I would like to think that rendering the choad laughable and mockworthy is a potent antidote to the scrotocalypse, but it is too early to tell how well it's working. However your question is valid, and one we should consider as the war to save the hott from the scrotund goes into stage II (the televisual and cinematic realm).

However, making a culture aware of its endemic rot is often potent and altering, even if some toadbags become exemplars rather than shunned lepers in the process.
 

The Double Flush


When douches are in the pool, crushing the hotts in a double press sandwich, and making fists to show their phallic power, where's the only place to keep one's cash?

Why, the Sideburns Bill Clip (tm), of course.
 

Salvador Doucheli


I loved your early collaborations with Luis Bunuel on such films as Un Sheen an da Poo, Dream Caused by the Flight of a 'Bag and Persistence of Scrotery.

Yup.

2010 may be the year of the Hipsterbag.

Prepare yourself. It's only going to get scruffier.
 

Lorenzo's Oil Head


Mark of the 'bag in the forehead shine. Check. Rosarie Beads. Check. Unbuttoned red rayon shirt. Check.

What's next to complete the cliche, Lorenzo?

A few "Ayyyy!" and "Fugghedaboutit!"s to Anna while saying how you work in "construction?"

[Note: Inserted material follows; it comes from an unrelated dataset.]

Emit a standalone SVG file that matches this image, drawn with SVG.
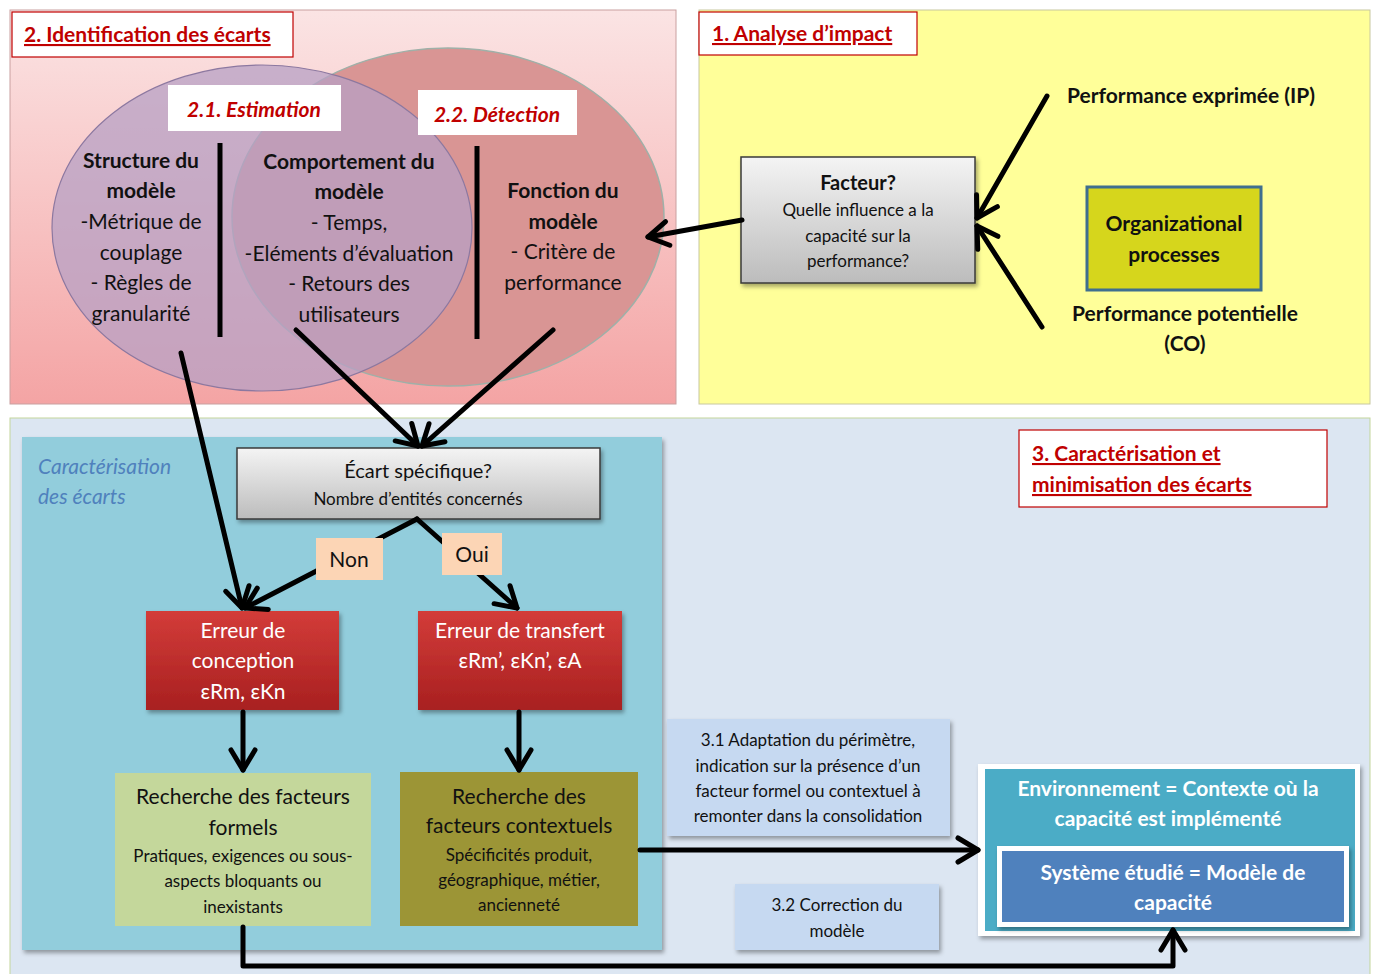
<svg xmlns="http://www.w3.org/2000/svg" width="1373" height="974" viewBox="0 0 1373 974">
  <style>
    text { font-family: Lato, "Open Sans", "Liberation Sans", sans-serif; fill: #111; text-anchor: middle; }
    .t21 { font-size: 21px; }
    .t17 { font-size: 17px; }
    .b { font-weight: bold; }
    .w { fill: #fff; }
    .title { font-size: 21px; fill: #c00000; text-decoration: underline; text-anchor: start; font-weight: bold; }
    .sub { font-size: 21px; fill: #c00000; font-style: italic; font-weight: bold; }
    .tbox { fill: #fff; stroke: #c00000; stroke-width: 1.2; }
    .conn { stroke: #000; stroke-width: 5; fill: none; stroke-linecap: round; stroke-linejoin: round; }
    .arr { marker-end: url(#chev); }
    .lab { fill: #fcd5b5; }
  </style>
  <defs>
    <linearGradient id="gPink" x1="0" y1="0" x2="0" y2="1">
      <stop offset="0" stop-color="#fbe4e4"/>
      <stop offset="1" stop-color="#f4a4a4"/>
    </linearGradient>
    <linearGradient id="gGray" x1="0" y1="0" x2="0" y2="1">
      <stop offset="0" stop-color="#f4f4f4"/>
      <stop offset="1" stop-color="#bcbcbc"/>
    </linearGradient>
    <linearGradient id="gRed" x1="0" y1="0" x2="0" y2="1">
      <stop offset="0" stop-color="#d33c39"/>
      <stop offset="1" stop-color="#a82020"/>
    </linearGradient>
    <filter id="shadow" x="-10%" y="-10%" width="130%" height="130%">
      <feDropShadow dx="2" dy="3" stdDeviation="2" flood-color="#000" flood-opacity="0.35"/>
    </filter>
    <marker id="chev" markerUnits="userSpaceOnUse" viewBox="0 0 30 30" markerWidth="30" markerHeight="30" refX="26" refY="15" orient="auto">
      <path d="M6,3 L26,15 L6,27" fill="none" stroke="#000" stroke-width="5" stroke-linecap="round" stroke-linejoin="round"/>
    </marker>
  </defs>

  <rect width="1373" height="974" fill="#fff"/>

  <!-- Section 2: identification -->
  <g id="section-identification">
    <rect x="10" y="10" width="666" height="394" fill="url(#gPink)" stroke="#c9a0a0" stroke-width="1"/>
    <rect class="tbox" x="12" y="12" width="281" height="45"/>
    <text class="title" x="24" y="42">2. Identification des écarts</text>
  </g>

  <!-- Section 1: impact -->
  <g id="section-impact">
    <rect x="699" y="10" width="671" height="394" fill="#ffff99" stroke="#c8c8a0" stroke-width="1"/>
    <rect class="tbox" x="699" y="12" width="218" height="43"/>
    <text class="title" x="712" y="41">1. Analyse d’impact</text>
  </g>

  <!-- Section 3: characterisation -->
  <g id="section-characterisation">
    <rect x="10" y="418" width="1360" height="560" fill="#dce6f2" stroke="#c3d69b" stroke-width="1"/>
    <rect class="tbox" x="1019" y="430" width="308" height="77"/>
    <text class="title" x="1032" y="461">3. Caractérisation et</text>
    <text class="title" x="1032" y="492">minimisation des écarts</text>
  </g>

  <g id="panel-ecarts">
    <rect x="22" y="437" width="640" height="513" fill="#92cddc" filter="url(#shadow)"/>
    <text x="38" y="474" style="font-size:21px;font-style:italic;fill:#4f81bd;text-anchor:start">Caractérisation</text>
    <text x="38" y="504" style="font-size:21px;font-style:italic;fill:#4f81bd;text-anchor:start">des écarts</text>
  </g>

  <!-- Venn diagram -->
  <g id="venn-detection">
    <ellipse cx="448" cy="217" rx="216" ry="169" fill="#d99594" stroke="#9fb0a8" stroke-width="1.5"/>
  </g>
  <g id="venn-estimation">
    <ellipse cx="262" cy="228" rx="210" ry="163" fill="#b7a0c4" fill-opacity="0.75" stroke="#8c78a0" stroke-width="1.2"/>
  </g>

  <g id="label-estimation">
    <rect x="168" y="85" width="173" height="46" fill="#fff"/>
    <text class="sub" x="254" y="117">2.1. Estimation</text>
  </g>
  <g id="label-detection">
    <rect x="418" y="90" width="159" height="45" fill="#fff"/>
    <text class="sub" x="497" y="122">2.2. Détection</text>
  </g>

  <g id="dividers">
    <line x1="220" y1="143" x2="220" y2="337" stroke="#000" stroke-width="5"/>
    <line x1="477" y1="146" x2="477" y2="339" stroke="#000" stroke-width="5"/>
  </g>

  <g id="structure">
    <text class="t21 b" x="141" y="168">Structure du</text>
    <text class="t21 b" x="141" y="198">modèle</text>
    <text class="t21" x="141" y="229">-Métrique de</text>
    <text class="t21" x="141" y="260">couplage</text>
    <text class="t21" x="141" y="290">- Règles de</text>
    <text class="t21" x="141" y="321">granularité</text>
  </g>
  <g id="comportement">
    <text class="t21 b" x="349" y="169">Comportement du</text>
    <text class="t21 b" x="349" y="199">modèle</text>
    <text class="t21" x="349" y="230">- Temps,</text>
    <text class="t21" x="349" y="261">-Eléments d’évaluation</text>
    <text class="t21" x="349" y="291">- Retours des</text>
    <text class="t21" x="349" y="322">utilisateurs</text>
  </g>
  <g id="fonction">
    <text class="t21 b" x="563" y="198">Fonction du</text>
    <text class="t21 b" x="563" y="229">modèle</text>
    <text class="t21" x="563" y="259">- Critère de</text>
    <text class="t21" x="563" y="290">performance</text>
  </g>

  <!-- Impact analysis nodes -->
  <g id="facteur">
    <rect x="741" y="157" width="234" height="126" fill="url(#gGray)" stroke="#3a3a3a" stroke-width="1.5" filter="url(#shadow)"/>
    <text class="b" x="858" y="190" style="font-size:20px">Facteur?</text>
    <text class="t17" x="858" y="216">Quelle influence a la</text>
    <text class="t17" x="858" y="242">capacité sur la</text>
    <text class="t17" x="858" y="267">performance?</text>
  </g>
  <g id="organizational-processes">
    <rect x="1087" y="187" width="174" height="103" fill="#d6d61c" stroke="#3f6f8f" stroke-width="3"/>
    <text class="t21 b" x="1174" y="231">Organizational</text>
    <text class="t21 b" x="1174" y="262">processes</text>
  </g>
  <g id="performance-exprimee">
    <text class="t21 b" x="1191" y="103">Performance exprimée (IP)</text>
  </g>
  <g id="performance-potentielle">
    <text class="t21 b" x="1185" y="321">Performance potentielle</text>
    <text class="t21 b" x="1185" y="351">(CO)</text>
  </g>

  <!-- Flow nodes -->
  <g id="ecart">
    <rect x="237" y="448" width="363" height="71" fill="url(#gGray)" stroke="#3a3a3a" stroke-width="1.5" filter="url(#shadow)"/>
    <text x="418" y="478" style="font-size:20px">Écart spécifique?</text>
    <text class="t17" x="418" y="505">Nombre d’entités concernés</text>
  </g>
  <g id="erreur-conception">
    <rect x="146" y="611" width="193" height="99" fill="url(#gRed)" filter="url(#shadow)"/>
    <text class="t21 w" x="243" y="638">Erreur de</text>
    <text class="t21 w" x="243" y="668">conception</text>
    <text class="t21 w" x="243" y="699">εRm, εKn</text>
  </g>
  <g id="erreur-transfert">
    <rect x="418" y="611" width="204" height="99" fill="url(#gRed)" filter="url(#shadow)"/>
    <text class="t21 w" x="520" y="638">Erreur de transfert</text>
    <text class="t21 w" x="520" y="668">εRm’, εKn’, εA</text>
  </g>
  <g id="facteurs-formels">
    <rect x="115" y="773" width="256" height="153" fill="#c4d79b"/>
    <text class="t21" x="243" y="804">Recherche des facteurs</text>
    <text class="t21" x="243" y="835">formels</text>
    <text class="t17" x="243" y="862">Pratiques, exigences ou sous-</text>
    <text class="t17" x="243" y="887">aspects bloquants ou</text>
    <text class="t17" x="243" y="913">inexistants</text>
  </g>
  <g id="facteurs-contextuels">
    <rect x="400" y="772" width="238" height="154" fill="#9c9536"/>
    <text class="t21" x="519" y="804">Recherche des</text>
    <text class="t21" x="519" y="833">facteurs contextuels</text>
    <text class="t17" x="519" y="861">Spécificités produit,</text>
    <text class="t17" x="519" y="886">géographique, métier,</text>
    <text class="t17" x="519" y="911">ancienneté</text>
  </g>
  <g id="adaptation">
    <rect x="667" y="719" width="283" height="117" fill="#c6d9f1" filter="url(#shadow)"/>
    <text class="t17" x="808" y="746">3.1 Adaptation du périmètre,</text>
    <text class="t17" x="808" y="772">indication sur la présence d’un</text>
    <text class="t17" x="808" y="797">facteur formel ou contextuel à</text>
    <text class="t17" x="808" y="822">remonter dans la consolidation</text>
  </g>
  <g id="correction">
    <rect x="735" y="884" width="204" height="66" fill="#c6d9f1" filter="url(#shadow)"/>
    <text class="t17" x="837" y="911">3.2 Correction du</text>
    <text class="t17" x="837" y="937">modèle</text>
  </g>
  <g id="environnement">
    <rect x="978" y="764" width="382" height="172" fill="#fff" filter="url(#shadow)"/>
    <rect x="985" y="769" width="370" height="162" fill="#4bacc6"/>
    <text class="t21 b w" x="1168" y="796">Environnement = Contexte où la</text>
    <text class="t21 b w" x="1168" y="826">capacité est implémenté</text>
  </g>
  <g id="systeme">
    <rect x="997" y="846" width="352" height="81" fill="#fff" filter="url(#shadow)"/>
    <rect x="1002" y="851" width="342" height="71" fill="#4f81bd"/>
    <text class="t21 b w" x="1173" y="880">Système étudié = Modèle de</text>
    <text class="t21 b w" x="1173" y="910">capacité</text>
  </g>

  <!-- Connectors -->
  <g id="connectors">
    <line class="conn arr" x1="742" y1="220" x2="648" y2="237"/>
    <line class="conn arr" x1="1047" y1="96" x2="977" y2="218"/>
    <line class="conn arr" x1="1042" y1="327" x2="977" y2="226"/>
    <line class="conn arr" x1="181" y1="353" x2="242" y2="608"/>
    <line class="conn arr" x1="296" y1="330" x2="418" y2="446"/>
    <line class="conn arr" x1="553" y1="330" x2="422" y2="446"/>
    <line class="conn arr" x1="417" y1="519" x2="245" y2="608"/>
    <line class="conn arr" x1="417" y1="519" x2="517" y2="608"/>
    <line class="conn arr" x1="243" y1="712" x2="243" y2="770"/>
    <line class="conn arr" x1="519" y1="712" x2="519" y2="770"/>
    <line class="conn arr" x1="640" y1="850" x2="978" y2="850"/>
    <path class="conn arr" d="M243,927 V966 H1173 V930"/>
    <rect class="lab" x="316" y="538" width="67" height="42"/>
    <text class="t21" x="349" y="567">Non</text>
    <rect class="lab" x="442" y="533" width="60" height="42"/>
    <text class="t21" x="472" y="562">Oui</text>
  </g>
</svg>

Anna may have the Jerz nosejob and boobies by Dr. Zizmore, but she still deserves better.

Later, Lorenzo tries for the patented Trenton Threesome. With mixed results.
 

Bucky Upgrades


Bucky saw last night's Pink Mesh Hat Tilt and felt threatened.

Even though he's the 2009 Douchie winner for Douchiest Hat Tilt, Bucky, and his nearly award winning Hottest Hott, Kathy, don't rest on their laurels.

And by laurels, I mean trade school.

Identical pose, but that's some stylin' quality Yankee hat, ripping its four dimensional axes tilt in the space-time continuum. This proves Bucky's win (and our culture's loss) was well deserved at the 2009 Douchies.

Kathy looks different. Strange. Still hot, but not quite Kathy. But I'd still awkwardly grope her kneecaps like a cauterized New York sewer rat searching for tasty fried plantains.